Pourtant, même s'il n'apportait pas de solution nouvelle, c'est à l'arrêt du T.C. du 8 février 1873, Blanco, que l'on fait remonter traditionnellement le principe selon lequel certains des rapports de l'Administration avec les administrés sont régis par un droit spécifique et soumis au contrôle d'une juridiction particulière, la juridiction administrative ; le commissaire du gouvernement David avait explicité dans ses conclusions la conception sous-jacente à la décision Blanco en affirmant : "En principe général, l'Etat puissance publique n'est pas soumis aux règles du droit civil, il ne l'est pas non plus à la compétence du juge judiciaire". Le droit alors applicable est le droit public, ou encore le droit administratif stricto sensu. A aucun moment, ni le commissaire du gouvernement David, ni le texte de l'arrêt Blanco n'écartent l'idée que dans des situations comparables aux situations privées, l'Administration soit régie par le droit privé.

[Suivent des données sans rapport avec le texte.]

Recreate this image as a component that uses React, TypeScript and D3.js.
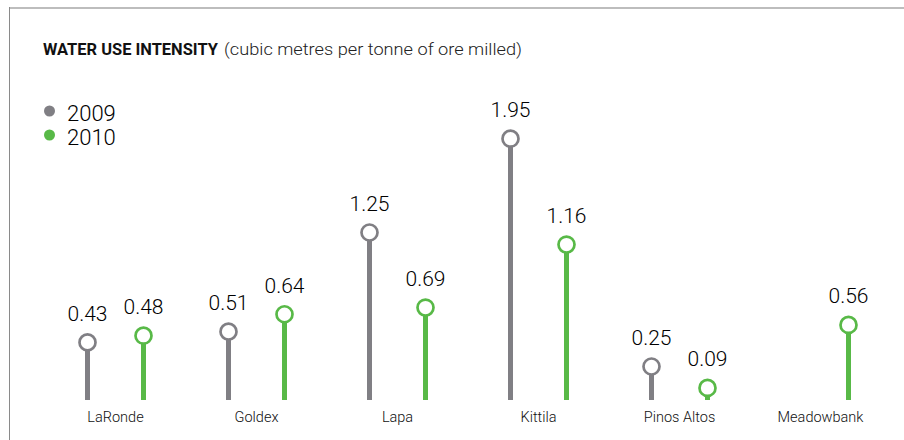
import React, { useLayoutEffect, useRef, useState } from "react";
import * as d3 from "d3";

const categories = ["LaRonde", "Goldex", "Lapa", "Kittila", "Pinos Altos", "Meadowbank"];
const seriesNames = ["2009", "2010"];
const values2009: (number | null)[] = [0.43, 0.51, 1.25, 1.95, 0.25, null];
const values2010: (number | null)[] = [0.48, 0.64, 0.69, 1.16, 0.09, 0.56];
const seriesColors = ["#807f84", "#58b947"];
const titleText = "WATER USE INTENSITY";
const subtitleText = "(cubic metres per tonne of ore milled)";

const W = 904;
const H = 440;

export default function App() {
  const x = d3.scaleBand<string>().domain(categories).range([45, 891]);
  const xs = d3.scalePoint<string>().domain(seriesNames).range([-28, 28]);
  const y = d3.scaleLinear().domain([0, 2]).range([400, 132]);
  const series = [values2009, values2010];
  const numFont = "Roboto, 'Liberation Sans', sans-serif";

  const titleRef = useRef<SVGTextElement>(null);
  const subRef = useRef<SVGTextElement>(null);
  const [scales, setScales] = useState<[number, number]>([1, 1]);
  useLayoutEffect(() => {
    const t = titleRef.current ? titleRef.current.getComputedTextLength() : 175;
    const s = subRef.current ? subRef.current.getComputedTextLength() : 298;
    setScales([175 / t, 298 / s]);
  }, []);

  return (
    <svg
      width={W}
      height={H}
      style={{ position: "absolute", left: 0, top: 0, background: "#fff" }}
      fontFamily={numFont}
    >
      <rect x={9} y={7} width={W - 9} height={2} fill="#bdbdbd" />
      <rect x={9} y={7} width={1} height={H - 7} fill="#8a8a8a" />

      <g transform={`translate(43,55) scale(${scales[0]},1)`}>
        <text ref={titleRef} x={0} y={0} fontSize={17} fontWeight={700} fill="#111">
          {titleText}
        </text>
      </g>
      <g transform={`translate(224,55) scale(${scales[1]},1)`}>
        <text ref={subRef} x={0} y={0} fontSize={17} fontWeight={300} fill="#222">
          {subtitleText}
        </text>
      </g>

      {seriesNames.map((s, i) => (
        <g key={s} transform={`translate(0,${111 + i * 24})`}>
          <circle cx={49.5} cy={0} r={5.5} fill={seriesColors[i]} />
          <text x={67} y={10} fontSize={22} fontWeight={300} fill="#000">
            {s}
          </text>
        </g>
      ))}

      {categories.map((c, ci) => (
        <g key={c}>
          {series.map((vals, si) => {
            const v = vals[ci];
            if (v == null) return null;
            const cx = (x(c) as number) + x.bandwidth() / 2 + (xs(seriesNames[si]) as number);
            const cy = y(v);
            return (
              <g key={si}>
                <line x1={cx} x2={cx} y1={cy} y2={y(0)} stroke={seriesColors[si]} strokeWidth={5} />
                <circle cx={cx} cy={cy} r={8} fill="#fff" stroke={seriesColors[si]} strokeWidth={2.7} />
                <text x={cx} y={cy - 21.5} textAnchor="middle" fontSize={21} fontWeight={300} fill="#000">
                  {v.toFixed(2)}
                </text>
              </g>
            );
          })}
          <text
            x={(x(c) as number) + x.bandwidth() / 2}
            y={422}
            textAnchor="middle"
            fontSize={14.5}
            fontWeight={300}
            fill="#111"
          >
            {c}
          </text>
        </g>
      ))}
    </svg>
  );
}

Depuis 1873 il est donc admis que, le droit de l'Administration puisse être soit le droit privé, soit le droit public lorsque la nature de la situation l'exige. A défaut d'énumération des situations de soumission respective au droit public et au droit privé, c'est aux juges, ordinaires et administratifs, qu'il est revenu de fixer les critères de répartition des affaires dans l'un ou l'autre groupe, sous le contrôle régulateur d'une juridiction arbitrale et mixte, le Tribunal des conflits (l'importance de l'arrêt Blanco tient à ce qu'il a été rendu par ce Tribunal des conflits). La définition des critères et la recherche de la systématisation doctrinale d'une jurisprudence qui a nécessairement évolué depuis 1873 constitue toujours l'une des questions centrales du droit administratif français.